### What the task requires
Return each line containing the string "this".

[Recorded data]
*****
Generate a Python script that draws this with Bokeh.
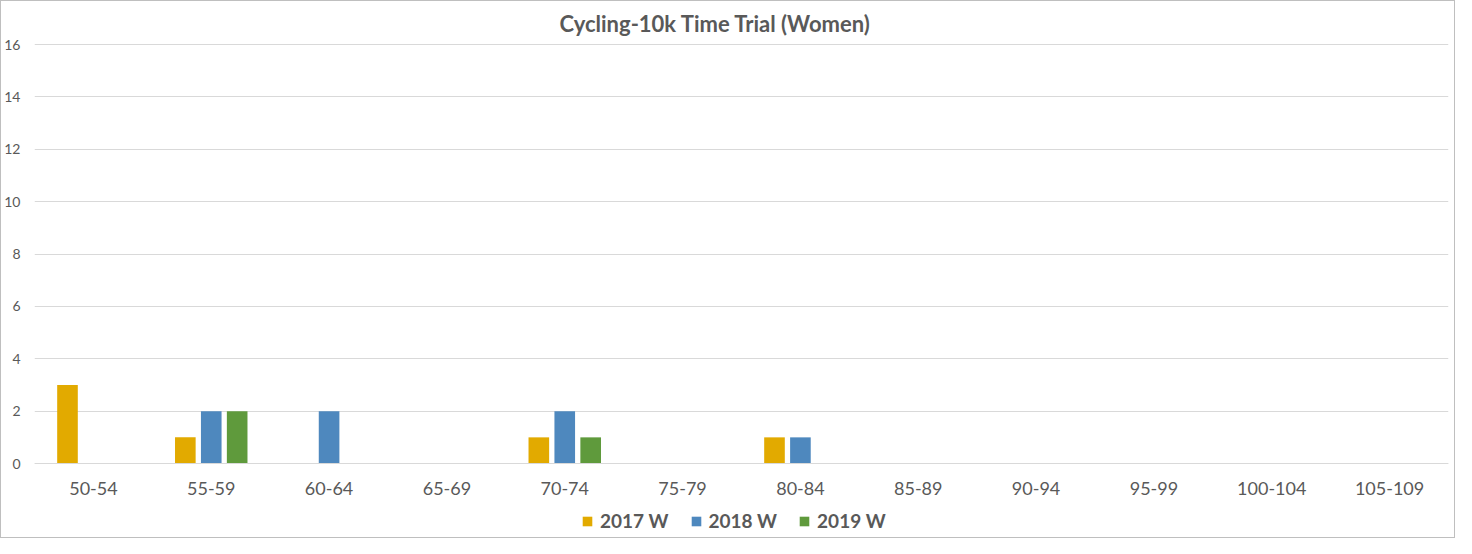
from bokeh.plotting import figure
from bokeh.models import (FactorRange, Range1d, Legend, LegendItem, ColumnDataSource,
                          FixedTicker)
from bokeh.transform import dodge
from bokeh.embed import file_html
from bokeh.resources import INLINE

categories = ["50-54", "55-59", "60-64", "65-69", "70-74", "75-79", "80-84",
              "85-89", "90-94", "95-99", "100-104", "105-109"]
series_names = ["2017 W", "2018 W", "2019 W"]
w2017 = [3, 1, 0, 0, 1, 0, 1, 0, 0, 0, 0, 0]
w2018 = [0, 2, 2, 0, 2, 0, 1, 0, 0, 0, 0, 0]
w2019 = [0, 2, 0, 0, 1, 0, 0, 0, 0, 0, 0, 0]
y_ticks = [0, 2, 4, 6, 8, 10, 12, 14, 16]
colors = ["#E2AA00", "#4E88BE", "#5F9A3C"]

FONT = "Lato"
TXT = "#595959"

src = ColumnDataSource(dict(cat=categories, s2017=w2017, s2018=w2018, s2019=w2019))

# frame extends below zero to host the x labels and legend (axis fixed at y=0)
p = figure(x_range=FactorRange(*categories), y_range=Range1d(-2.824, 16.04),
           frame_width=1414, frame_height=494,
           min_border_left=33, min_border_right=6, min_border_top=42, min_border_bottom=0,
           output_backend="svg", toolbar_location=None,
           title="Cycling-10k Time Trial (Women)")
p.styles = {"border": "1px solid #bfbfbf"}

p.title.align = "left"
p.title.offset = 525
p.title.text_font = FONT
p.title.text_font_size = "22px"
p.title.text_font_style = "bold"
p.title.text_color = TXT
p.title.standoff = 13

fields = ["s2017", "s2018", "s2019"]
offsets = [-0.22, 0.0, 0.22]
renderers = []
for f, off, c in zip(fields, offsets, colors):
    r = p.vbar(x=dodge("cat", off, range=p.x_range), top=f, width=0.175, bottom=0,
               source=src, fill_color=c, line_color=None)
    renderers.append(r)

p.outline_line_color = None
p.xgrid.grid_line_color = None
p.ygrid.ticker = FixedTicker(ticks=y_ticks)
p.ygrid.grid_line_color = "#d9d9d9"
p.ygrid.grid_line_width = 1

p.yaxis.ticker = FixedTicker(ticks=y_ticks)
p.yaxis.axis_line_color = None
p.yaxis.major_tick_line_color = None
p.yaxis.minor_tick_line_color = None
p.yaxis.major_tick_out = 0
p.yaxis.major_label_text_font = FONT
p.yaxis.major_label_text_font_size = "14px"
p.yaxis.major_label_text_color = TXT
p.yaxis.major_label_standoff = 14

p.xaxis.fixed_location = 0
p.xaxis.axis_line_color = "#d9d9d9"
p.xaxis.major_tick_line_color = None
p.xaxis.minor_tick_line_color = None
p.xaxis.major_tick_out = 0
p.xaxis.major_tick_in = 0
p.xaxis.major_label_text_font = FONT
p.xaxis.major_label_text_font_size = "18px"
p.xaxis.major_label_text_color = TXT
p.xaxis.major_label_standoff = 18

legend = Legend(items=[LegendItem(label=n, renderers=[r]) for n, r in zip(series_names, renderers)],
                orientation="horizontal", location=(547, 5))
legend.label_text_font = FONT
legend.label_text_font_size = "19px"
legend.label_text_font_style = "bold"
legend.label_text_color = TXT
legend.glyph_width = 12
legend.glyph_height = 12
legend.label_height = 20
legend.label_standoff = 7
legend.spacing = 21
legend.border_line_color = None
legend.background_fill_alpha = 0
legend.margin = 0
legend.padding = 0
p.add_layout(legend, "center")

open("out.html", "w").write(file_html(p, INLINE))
*****
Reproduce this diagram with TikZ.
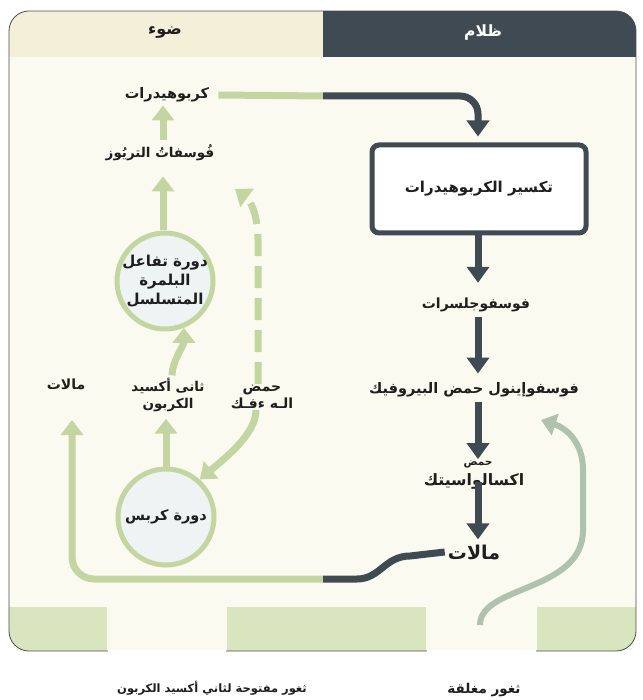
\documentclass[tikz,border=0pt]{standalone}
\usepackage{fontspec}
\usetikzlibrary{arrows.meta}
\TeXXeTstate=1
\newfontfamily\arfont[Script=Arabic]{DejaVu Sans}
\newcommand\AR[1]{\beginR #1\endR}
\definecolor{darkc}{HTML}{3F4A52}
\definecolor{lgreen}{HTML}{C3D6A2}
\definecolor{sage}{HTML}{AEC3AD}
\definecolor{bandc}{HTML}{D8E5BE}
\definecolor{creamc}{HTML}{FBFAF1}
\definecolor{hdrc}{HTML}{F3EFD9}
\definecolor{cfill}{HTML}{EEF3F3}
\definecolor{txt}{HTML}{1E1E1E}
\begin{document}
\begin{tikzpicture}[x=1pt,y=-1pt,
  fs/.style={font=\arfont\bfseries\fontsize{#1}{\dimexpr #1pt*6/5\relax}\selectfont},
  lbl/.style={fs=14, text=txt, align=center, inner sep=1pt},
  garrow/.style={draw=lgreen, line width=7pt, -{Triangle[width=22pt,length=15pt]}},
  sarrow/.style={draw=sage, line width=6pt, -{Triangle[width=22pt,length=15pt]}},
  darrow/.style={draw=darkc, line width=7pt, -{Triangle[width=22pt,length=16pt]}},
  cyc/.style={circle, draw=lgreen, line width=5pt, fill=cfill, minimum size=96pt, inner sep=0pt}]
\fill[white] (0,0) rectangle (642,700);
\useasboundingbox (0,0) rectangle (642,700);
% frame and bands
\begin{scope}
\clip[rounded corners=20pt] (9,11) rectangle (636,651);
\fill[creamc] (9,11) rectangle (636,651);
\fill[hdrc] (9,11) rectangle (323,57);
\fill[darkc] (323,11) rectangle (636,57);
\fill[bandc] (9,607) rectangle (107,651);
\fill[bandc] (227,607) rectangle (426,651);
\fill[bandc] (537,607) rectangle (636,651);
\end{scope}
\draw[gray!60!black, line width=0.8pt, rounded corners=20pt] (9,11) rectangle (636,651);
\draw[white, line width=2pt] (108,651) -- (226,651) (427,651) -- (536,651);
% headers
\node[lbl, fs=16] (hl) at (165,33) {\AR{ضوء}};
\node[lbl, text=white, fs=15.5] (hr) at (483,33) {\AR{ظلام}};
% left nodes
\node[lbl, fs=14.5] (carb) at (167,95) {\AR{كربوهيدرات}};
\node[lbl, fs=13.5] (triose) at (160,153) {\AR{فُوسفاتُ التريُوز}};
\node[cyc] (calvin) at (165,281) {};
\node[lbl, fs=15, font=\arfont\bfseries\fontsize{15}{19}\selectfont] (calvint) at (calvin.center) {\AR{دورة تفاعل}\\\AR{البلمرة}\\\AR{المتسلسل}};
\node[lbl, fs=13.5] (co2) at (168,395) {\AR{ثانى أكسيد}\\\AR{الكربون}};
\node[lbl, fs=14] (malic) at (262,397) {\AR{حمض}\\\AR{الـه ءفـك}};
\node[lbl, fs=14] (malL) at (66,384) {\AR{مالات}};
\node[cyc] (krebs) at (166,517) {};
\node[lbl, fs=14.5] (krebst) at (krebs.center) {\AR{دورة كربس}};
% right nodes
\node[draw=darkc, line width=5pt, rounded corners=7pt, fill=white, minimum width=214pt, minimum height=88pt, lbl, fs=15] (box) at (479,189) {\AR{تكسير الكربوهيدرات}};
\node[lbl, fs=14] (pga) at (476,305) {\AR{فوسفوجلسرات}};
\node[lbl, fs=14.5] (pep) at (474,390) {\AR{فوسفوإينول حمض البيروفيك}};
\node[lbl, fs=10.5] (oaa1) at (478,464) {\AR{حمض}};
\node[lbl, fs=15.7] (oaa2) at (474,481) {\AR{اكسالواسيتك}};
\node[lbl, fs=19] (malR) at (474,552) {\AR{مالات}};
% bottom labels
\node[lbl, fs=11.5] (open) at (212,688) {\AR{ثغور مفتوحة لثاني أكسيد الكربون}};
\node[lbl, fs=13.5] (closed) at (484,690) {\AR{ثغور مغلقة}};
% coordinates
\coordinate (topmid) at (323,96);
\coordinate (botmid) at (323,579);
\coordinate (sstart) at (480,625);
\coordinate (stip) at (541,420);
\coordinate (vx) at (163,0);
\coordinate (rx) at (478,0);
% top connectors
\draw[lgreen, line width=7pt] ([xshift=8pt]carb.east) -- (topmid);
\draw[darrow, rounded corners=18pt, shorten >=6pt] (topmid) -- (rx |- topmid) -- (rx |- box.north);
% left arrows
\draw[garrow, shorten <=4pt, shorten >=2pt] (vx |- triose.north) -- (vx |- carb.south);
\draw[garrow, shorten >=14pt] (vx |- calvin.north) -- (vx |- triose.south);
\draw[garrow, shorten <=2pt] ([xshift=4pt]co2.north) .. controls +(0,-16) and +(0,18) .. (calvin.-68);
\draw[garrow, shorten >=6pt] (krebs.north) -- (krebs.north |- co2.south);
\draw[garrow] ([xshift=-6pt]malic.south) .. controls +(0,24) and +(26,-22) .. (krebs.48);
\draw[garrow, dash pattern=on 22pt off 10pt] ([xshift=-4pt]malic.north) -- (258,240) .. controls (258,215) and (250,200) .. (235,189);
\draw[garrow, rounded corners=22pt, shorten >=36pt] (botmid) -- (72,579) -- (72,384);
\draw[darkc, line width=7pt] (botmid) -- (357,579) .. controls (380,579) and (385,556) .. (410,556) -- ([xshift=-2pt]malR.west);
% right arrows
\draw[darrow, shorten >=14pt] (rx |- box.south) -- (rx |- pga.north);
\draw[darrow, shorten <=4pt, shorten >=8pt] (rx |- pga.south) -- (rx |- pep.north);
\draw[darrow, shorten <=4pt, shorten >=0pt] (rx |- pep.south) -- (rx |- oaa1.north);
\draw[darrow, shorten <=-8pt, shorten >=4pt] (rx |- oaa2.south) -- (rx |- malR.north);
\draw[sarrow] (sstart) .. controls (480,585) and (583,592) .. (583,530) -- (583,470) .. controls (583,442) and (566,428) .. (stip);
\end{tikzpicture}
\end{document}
*****
### Answer to the problem
Generate a Python script that draws this with Bokeh.
Reproduce this diagram with TikZ.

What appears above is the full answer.